On Touching Coral
by Heather Davis
After Medusa was decapitated, it is said that her blood spilled onto seaweed, mixed with the sea, and transformed into a hybrid organism: bright red, Precious coral. The coral slowly gathered, building, the minerals adhering, becoming larger and larger until it had spread for miles across the ocean floor. Fish swam in and out and between, bubbles in the wake creating ripples of life on the surface. The sun streamed down, refracting through the depths, shockingly illuminating the vibrant color. These were not the intended effects of Medusa’s death, this stony life emerging from spilled blood, an entire underwater world that is one of the most important ecosystems on earth. She lives on through this transmogrification.
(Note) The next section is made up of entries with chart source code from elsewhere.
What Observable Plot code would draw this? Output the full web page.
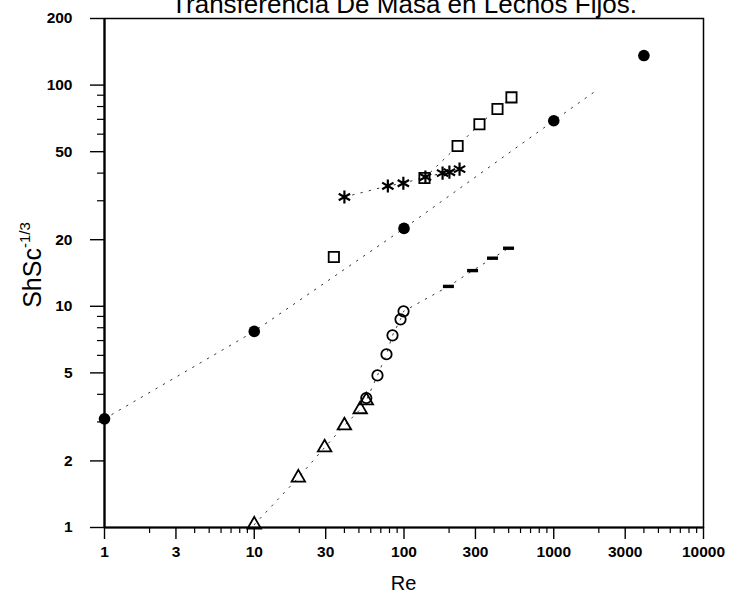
<!DOCTYPE html>
<html><head><meta charset="utf-8">
<script src="https://cdn.jsdelivr.net/npm/d3@7"></script>
<script src="https://cdn.jsdelivr.net/npm/@observablehq/plot@0.6"></script>
<style>
html,body{margin:0;padding:0;background:#fff;}
#chart svg{display:block;}
</style></head><body><div id="chart"></div>
<script>
const title = "Transferencia De Masa en Lechos Fijos.";
const xLabel = "Re";
const yLabelBase = "ShSc";
const yLabelSup = "-1/3";

const xTicks = [1, 3, 10, 30, 100, 300, 1000, 3000, 10000];
const xMinor = [2, 4, 5, 6, 7, 8, 9, 20, 40, 50, 60, 70, 80, 90, 200, 400, 500, 600, 700, 800, 900, 2000, 4000, 5000, 6000, 7000, 8000, 9000];
const yTicks = [1, 2, 5, 10, 20, 50, 100, 200];
const yMinor = [3, 4, 6, 7, 8, 9, 30, 40, 60, 70, 80, 90];

// filled circles
const filledRe = [1, 10, 100, 1000, 4000];
const filledSh = [3.1, 7.7, 22.5, 69, 136];
// open squares
const squareRe = [34, 137, 228, 319, 421, 522];
const squareSh = [16.7, 38, 53, 66.5, 78, 88];
// asterisks
const starRe = [40, 78, 99, 139, 181, 201, 235];
const starSh = [31.2, 35, 36, 38.4, 40, 40.4, 41.7];
// open triangles
const triRe = [10, 19.7, 29.5, 40, 51, 56];
const triSh = [1.03, 1.68, 2.3, 2.89, 3.42, 3.75];
// open circles
const openRe = [56, 66.5, 76.4, 83.8, 94.8, 99.3];
const openSh = [3.85, 4.87, 6.07, 7.39, 8.73, 9.49];
// dashes
const dashRe = [198, 287, 390, 499];
const dashSh = [12.3, 14.5, 16.5, 18.3];

// dotted curves
const lineARe = [1, 10, 100, 1000, 1900];
const lineASh = [3.1, 7.7, 22.5, 69, 94];
const lineBRe = starRe;
const lineBSh = starSh;
const lineCRe = [137, 228, 319, 421, 522];
const lineCSh = [38, 53, 66.5, 78, 88];
const lineDRe = [10, 19.7, 29.5, 40, 51, 56, 66.5, 76.4, 83.8, 94.8, 99.3, 198, 287, 390, 499];
const lineDSh = [1.03, 1.68, 2.3, 2.89, 3.42, 3.75, 4.87, 6.07, 7.39, 8.73, 9.49, 12.3, 14.5, 16.5, 18.3];

const zip = (xs, ys) => xs.map((x, i) => ({x, y: ys[i]}));

const dashSymbol = {
  draw(ctx, size) {
    const w = Math.sqrt(size);
    ctx.moveTo(-w / 2, -1.7);
    ctx.lineTo(w / 2, -1.7);
    ctx.lineTo(w / 2, 1.7);
    ctx.lineTo(-w / 2, 1.7);
    ctx.closePath();
  }
};

const dotted = {x: "x", y: "y", stroke: "#333", strokeWidth: 1, strokeDasharray: "1.5 7"};
const fmt = d => String(d);

const svg = Plot.plot({
  width: 729,
  height: 597,
  marginLeft: 104,
  marginRight: 26,
  marginTop: 18,
  marginBottom: 70,
  style: {fontFamily: "'Liberation Sans', Arial, sans-serif", background: "#fff", color: "#000"},
  x: {type: "log", domain: [1, 10000]},
  y: {type: "log", domain: [1, 200]},
  marks: [
    Plot.line(zip(lineARe, lineASh), dotted),
    Plot.line(zip(lineBRe, lineBSh), dotted),
    Plot.line(zip(lineCRe, lineCSh), dotted),
    Plot.line(zip(lineDRe, lineDSh), dotted),
    Plot.axisX(xMinor, {tickSize: 6, tickFormat: () => "", strokeWidth: 1.2, label: null}),
    Plot.axisX(xTicks, {tickSize: 12, tickFormat: () => "", strokeWidth: 1.4, label: null}),
    Plot.axisY(yMinor, {tickSize: 7, tickFormat: () => "", strokeWidth: 1.2, label: null}),
    Plot.axisY(yTicks, {tickSize: 14, tickFormat: () => "", strokeWidth: 1.4, label: null}),
    Plot.text(xTicks, {x: d => d, text: fmt, frameAnchor: "bottom", lineAnchor: "top", dy: 18, fontSize: 15.5, fontWeight: "bold", fill: "#000"}),
    Plot.text(yTicks, {y: d => d, text: fmt, frameAnchor: "left", textAnchor: "end", dx: -32, fontSize: 15.5, fontWeight: "bold", fill: "#000"}),
    Plot.frame({stroke: "#000", strokeWidth: 1.5}),
    Plot.ruleX([1], {stroke: "#000", strokeWidth: 2.2}),
    Plot.ruleY([1], {stroke: "#000", strokeWidth: 2.2}),
    Plot.dot(zip(squareRe, squareSh), {x: "x", y: "y", symbol: "square", r: 5.8, stroke: "#000", strokeWidth: 1.8, fill: "#fff"}),
    Plot.dot(zip(starRe, starSh), {x: "x", y: "y", symbol: "asterisk", r: 6.2, stroke: "#000", strokeWidth: 2.2}),
    Plot.dot(zip(triRe, triSh), {x: "x", y: "y", symbol: "triangle", r: 5, stroke: "#000", strokeWidth: 1.8, fill: "none"}),
    Plot.dot(zip(openRe, openSh), {x: "x", y: "y", symbol: "circle", r: 5.2, stroke: "#000", strokeWidth: 1.8, fill: "none"}),
    Plot.dot(zip(dashRe, dashSh), {x: "x", y: "y", symbol: dashSymbol, r: 6.2, fill: "#000", stroke: "none"}),
    Plot.dot(zip(filledRe, filledSh), {x: "x", y: "y", symbol: "circle", r: 5.8, fill: "#000", stroke: "none"})
  ]
});

const s = d3.select(svg);
s.append("text")
  .attr("x", 404).attr("y", 13)
  .attr("text-anchor", "middle")
  .attr("font-size", 26)
  .attr("fill", "#000")
  .text(title);
s.append("text")
  .attr("x", 403.5).attr("y", 590)
  .attr("text-anchor", "middle")
  .attr("font-size", 20)
  .attr("fill", "#000")
  .text(xLabel);
const yl = s.append("text")
  .attr("transform", "translate(41,265) rotate(-90)")
  .attr("text-anchor", "middle")
  .attr("font-size", 25)
  .attr("fill", "#000");
yl.append("tspan").text(yLabelBase);
yl.append("tspan").attr("dy", -11).attr("font-size", 15).text(yLabelSup);

document.getElementById("chart").appendChild(svg);
</script>
</body></html>
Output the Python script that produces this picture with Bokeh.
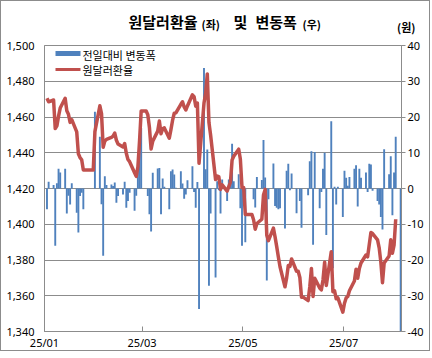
import math
import pandas as pd
from bokeh.plotting import figure
from bokeh.models import (ColumnDataSource, Range1d, LinearAxis, FixedTicker,
                          NumeralTickFormatter, DatetimeTickFormatter, Label, BoxAnnotation, Title)
from bokeh.embed import file_html
from bokeh.resources import INLINE

# ---- categories: weekdays of 2025 shown in the chart (holidays carry the previous rate) ----
jan_days = [2, 3, 6, 7, 8, 9, 10, 13, 14, 15, 16, 17, 20, 21, 22, 23, 24, 27, 28, 29, 30, 31]
feb_days = [3, 4, 5, 6, 7, 10, 11, 12, 13, 14, 17, 18, 19, 20, 21, 24, 25, 26, 27, 28]
mar_days = [3, 4, 5, 6, 7, 10, 11, 12, 13, 14, 17, 18, 19, 20, 21, 24, 25, 26, 27, 28, 31]
apr_days = [1, 2, 3, 4, 7, 8, 9, 10, 11, 14, 15, 16, 17, 18, 21, 22, 23, 24, 25, 28, 29, 30]
may_days = [1, 2, 5, 6, 7, 8, 9, 12, 13, 14, 15, 16, 19, 20, 21, 22, 23, 26, 27, 28, 29, 30]
jun_days = [2, 3, 4, 5, 6, 9, 10, 11, 12, 13, 16, 17, 18, 19, 20, 23, 24, 25, 26, 27, 30]
jul_days = [1, 2, 3, 4, 7, 8, 9, 10, 11, 14, 15, 16, 17, 18, 21, 22, 23, 24, 25, 28, 29, 30, 31]
aug_days = [1, 4]

# ---- 원달러환율 (left axis, 원) ----
rate_jan = [1470.5, 1468.5, 1469.5, 1453.5, 1455.0, 1460.5, 1465.0, 1470.5, 1463.5, 1461.5, 1457.0,
            1458.5, 1451.7, 1439.4, 1437.3, 1436.1, 1430.3, 1430.3, 1430.3, 1430.3, 1430.3, 1451.8]
rate_feb = [1466.3, 1461.9, 1443.1, 1446.5, 1447.5, 1448.6, 1449.3, 1451.0, 1447.0, 1444.9,
            1443.2, 1445.1, 1439.7, 1436.2, 1435.0, 1428.8, 1426.8, 1432.0, 1446.5, 1463.4]
rate_mar = [1463.4, 1461.3, 1454.1, 1442.1, 1446.5, 1452.1, 1457.8, 1450.6, 1453.4, 1453.9, 1448.1,
            1452.9, 1458.2, 1462.1, 1462.3, 1467.1, 1468.5, 1465.6, 1463.9, 1466.2, 1472.4]
rate_apr = [1471.4, 1466.0, 1467.8, 1434.1, 1467.8, 1473.2, 1484.1, 1456.9, 1449.9, 1425.0, 1427.0,
            1426.5, 1419.5, 1422.0, 1418.5, 1421.0, 1423.5, 1436.0, 1438.0, 1442.0, 1436.5, 1420.5]
rate_may = [1420.5, 1405.5, 1405.5, 1405.5, 1402.5, 1397.2, 1400.4, 1402.8, 1416.4, 1419.5, 1393.8,
            1390.8, 1397.8, 1392.9, 1387.5, 1381.7, 1376.2, 1365.0, 1370.0, 1376.9, 1376.4, 1380.6]
rate_jun = [1373.7, 1373.7, 1370.2, 1359.2, 1359.2, 1357.3, 1364.9, 1375.3, 1359.6, 1369.8, 1364.3,
            1363.3, 1368.8, 1378.8, 1365.8, 1384.6, 1362.3, 1362.8, 1358.3, 1358.8, 1350.8]
rate_jul = [1355.8, 1358.8, 1359.6, 1362.8, 1368.3, 1374.8, 1369.8, 1375.3, 1378.3, 1382.8, 1381.8,
            1388.7, 1395.4, 1394.8, 1391.3, 1386.8, 1378.8, 1367.3, 1378.3, 1382.3, 1391.3, 1383.8, 1388.3]
rate_aug = [1402.8, float("nan")]

# ---- 전일대비 변동폭 (right axis, 원) ----
chg_jan = [-5.8, 1.9, 1.0, -16.0, 1.5, 5.5, 4.5, 5.5, -7.0, -2.0, -4.5,
           1.5, -6.8, -12.3, -2.1, -1.2, -5.8, 0, 0, 0, 0, 21.5]
chg_feb = [14.5, -4.4, -18.8, 3.4, 1.0, 1.1, 0.7, 1.7, -4.0, -2.1,
           -1.7, 1.9, -5.4, -3.5, -1.2, -6.2, -2.0, 5.2, 14.5, 16.9]
chg_mar = [0, -2.1, -7.2, -12.0, 4.4, 5.6, 5.7, -7.2, 2.8, 0.5, -5.8,
           4.8, 5.3, 3.9, 0.2, 4.8, 1.4, -2.9, -1.7, 2.3, 6.2]
chg_apr = [-1.0, -5.4, 1.8, -33.7, 33.7, 5.4, 10.9, -27.2, -7.0, -24.9, 2.0,
           -0.5, -7.0, 2.5, -3.5, 2.5, 2.5, 12.5, 2.0, 4.0, -5.5, -16.0]
chg_may = [0, -15.0, 0, 0, -3.0, -5.3, 3.2, 2.4, 13.6, 3.1, -25.7,
           -3.0, 7.0, -4.9, -5.4, -5.8, -5.5, -11.2, 5.0, 6.9, -0.5, 4.2]
chg_jun = [-6.9, 0, -3.5, -11.0, 0, -1.9, 7.6, 10.4, -15.7, 10.2, -5.5,
           -1.0, 5.5, 10.0, -13.0, 18.8, -22.3, 0.5, -4.5, 0.5, -8.0]
chg_jul = [5.0, 3.0, 0.8, 3.2, 5.5, 6.5, -5.0, 5.5, 3.0, 4.5, -1.0,
           6.9, 6.7, -0.6, -3.5, -4.5, -8.0, -11.5, 11.0, 4.0, 9.0, -7.5, 4.5]
chg_aug = [14.5, -1402.8]   # last row has no rate, so its change runs off the axis

tick_labels = ["25/01", "25/03", "25/05", "25/07"]

months = [(1, jan_days, rate_jan, chg_jan), (2, feb_days, rate_feb, chg_feb),
          (3, mar_days, rate_mar, chg_mar), (4, apr_days, rate_apr, chg_apr),
          (5, may_days, rate_may, chg_may), (6, jun_days, rate_jun, chg_jun),
          (7, jul_days, rate_jul, chg_jul), (8, aug_days, rate_aug, chg_aug)]
xs, rates, chgs = [], [], []
for m, ds, rs, cs in months:
    assert len(ds) == len(rs) == len(cs), m
    for d, r, c in zip(ds, rs, cs):
        xs.append(pd.Timestamp(2025, m, d) + pd.Timedelta(hours=12))
        rates.append(r)
        chgs.append(c)

src = ColumnDataSource(dict(x=xs, rate=rates, chg=chgs))

FONT_KR = "Noto Sans CJK KR"
FONT_NUM = "Noto Sans"
GRID = "#8C8C8C"
BLUE = "#4F81BD"
RED = "#C0504D"

p = figure(width=430, height=351, x_axis_type="datetime", output_backend="svg",
           toolbar_location=None,
           x_range=Range1d(start=pd.Timestamp("2025-01-01"), end=pd.Timestamp("2025-08-05")),
           y_range=Range1d(1340, 1500),
           min_border_left=43, min_border_right=30, min_border_top=44, min_border_bottom=19)
p.styles = {"border": "1px solid #8C8C8C"}
p.extra_y_ranges = {"chg": Range1d(-40, 40)}
p.background_fill_color = "white"
p.border_fill_color = "white"
p.outline_line_color = GRID

day_ms = 86400000
p.vbar(x="x", top="chg", bottom=0, width=1.15 * day_ms, source=src,
       y_range_name="chg", fill_color=BLUE, line_color=None)
p.line(x="x", y="rate", source=src, line_color=RED, line_width=3.5, line_join="round")

# grids
p.xgrid.visible = False
p.ygrid.grid_line_color = GRID
p.ygrid.grid_line_width = 1

# left axis
ya = p.yaxis[0]
ya.ticker = FixedTicker(ticks=list(range(1340, 1501, 20)))
ya.formatter = NumeralTickFormatter(format="0,0")
ya.axis_line_color = GRID
ya.major_tick_out = 0
ya.major_tick_in = 0
ya.minor_tick_line_color = None
ya.major_label_standoff = 10
ya.major_label_text_font = FONT_NUM
ya.major_label_text_font_size = "11px"
ya.major_label_text_color = "#000000"

# right axis
ra = LinearAxis(y_range_name="chg", ticker=FixedTicker(ticks=list(range(-40, 41, 10))),
                formatter=NumeralTickFormatter(format="0"))
ra.axis_line_color = GRID
ra.major_tick_line_color = GRID
ra.major_tick_out = 4
ra.major_tick_in = 0
ra.minor_tick_line_color = None
ra.major_label_standoff = 2
ra.major_label_text_font = FONT_NUM
ra.major_label_text_font_size = "11px"
ra.major_label_text_color = "#000000"
p.add_layout(ra, "right")

# x axis
xa = p.xaxis[0]
xa.ticker = FixedTicker(ticks=[pd.Timestamp("2025-%s-01" % t.split("/")[1]).value / 1e6 for t in tick_labels])
fmt = "%y/%m"
xa.formatter = DatetimeTickFormatter(milliseconds=fmt, seconds=fmt, minsec=fmt, minutes=fmt,
                                     hourmin=fmt, hours=fmt, days=fmt, months=fmt, years=fmt)
xa.axis_line_color = GRID
xa.major_tick_line_color = GRID
xa.major_tick_in = 5
xa.major_tick_out = 0
xa.minor_tick_line_color = None
xa.major_label_standoff = 3
xa.major_label_text_font = FONT_NUM
xa.major_label_text_font_size = "11px"
xa.major_label_text_color = "#000000"

# ---- title pieces: stacked Title annotations in the top panel ----
H11 = 16   # approx text box height, 11px
H15 = 22   # approx text box height, 15px

def top_title(text, size, h, panel_h, valign, offset, align="left", bold=True):
    t = Title(text=text, align=align, offset=offset, vertical_align=valign,
              standoff=panel_h - 2 - h, text_font=FONT_KR, text_font_size=size,
              text_font_style="bold" if bold else "normal", text_color="#000000")
    p.add_layout(t, "above")

top_title(" ", "11px", H11, 15, "middle", 0)                     # spacer next to the frame
top_title("(원)", "11px", H11, 8, "middle", -14, align="right")   # unit label
top_title("원달러환율", "15px", H15, 0, "top", 84)
top_title("및", "15px", H15, 0, "top", 189)
top_title("변동폭", "15px", H15, 0, "top", 211)
top_title("(좌)", "11px", H11, 0, "bottom", 157)
top_title("(우)", "11px", H11, 0, "bottom", 258)

# legend (drawn by hand)
def lab(x, y, text, size, bold=False):
    p.add_layout(Label(x=x, y=y, x_units="screen", y_units="screen", text=text,
                       text_font=FONT_KR, text_font_size=size,
                       text_font_style="bold" if bold else "normal",
                       text_align="left", text_baseline="middle", text_color="#000000"))

p.add_layout(BoxAnnotation(left=11, right=36, bottom=275.5, top=280.5,
                           left_units="screen", right_units="screen",
                           top_units="screen", bottom_units="screen",
                           fill_color=BLUE, fill_alpha=1.0, line_color=None))
p.add_layout(BoxAnnotation(left=11, right=36, bottom=260.5, top=263.5,
                           left_units="screen", right_units="screen",
                           top_units="screen", bottom_units="screen",
                           fill_color=RED, fill_alpha=1.0, line_color=None))
lab(38, 277, "전일대비 변동폭", "11px")
lab(38, 262, "원달러환율", "11px")

open("out.html", "w").write(file_html(p, INLINE))
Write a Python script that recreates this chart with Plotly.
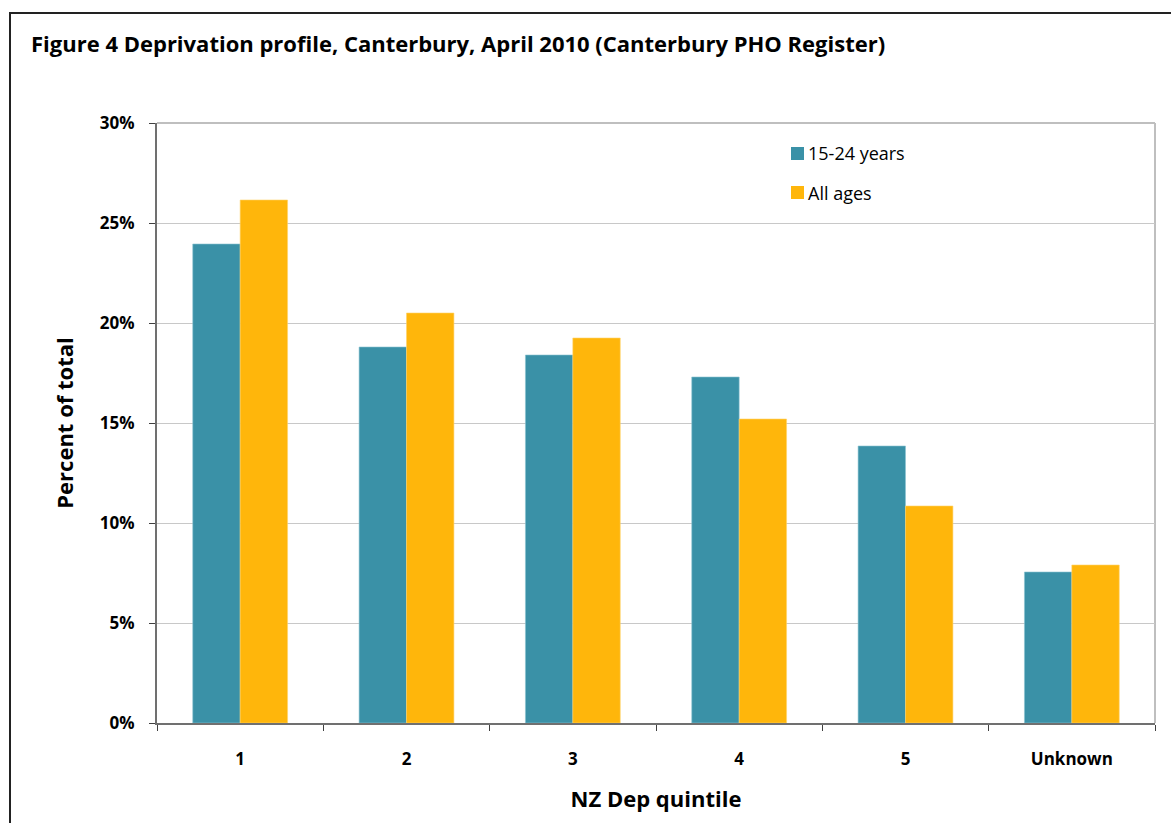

Corals call to people, pulling us down into the space of the ancestors. These watery worlds no longer provide the conditions to thrive; we gave up our gills when ancient relations crawled out of the sea. And now, legs and an upright posture have afforded a certain view, one that some of us, as Sylvia Wynter demonstrates, have taken way too seriously. A Caribbean scholar, Wynter carefully maps how propertied white European men came to be understood as the universal signifier of Man, and everyone was measured in their capacity, or inability, to become like them. She calls this process the “overrepresentation of Man,” meaning that it enforced only one legitimate way of being human. People and other beings were then sorted in a strict hierarchy, where some were valued and others were not, a hierarchy of humanity that remains in place today. We have been left with “our present struggles with respect to race, class, gender, sexual orientation, ethnicity, struggles over the environment, global warming, severe climate change, the sharply unequal distribution of earth resources…[which] are all different facets of the central ethnoclass Man vs. Human struggle.”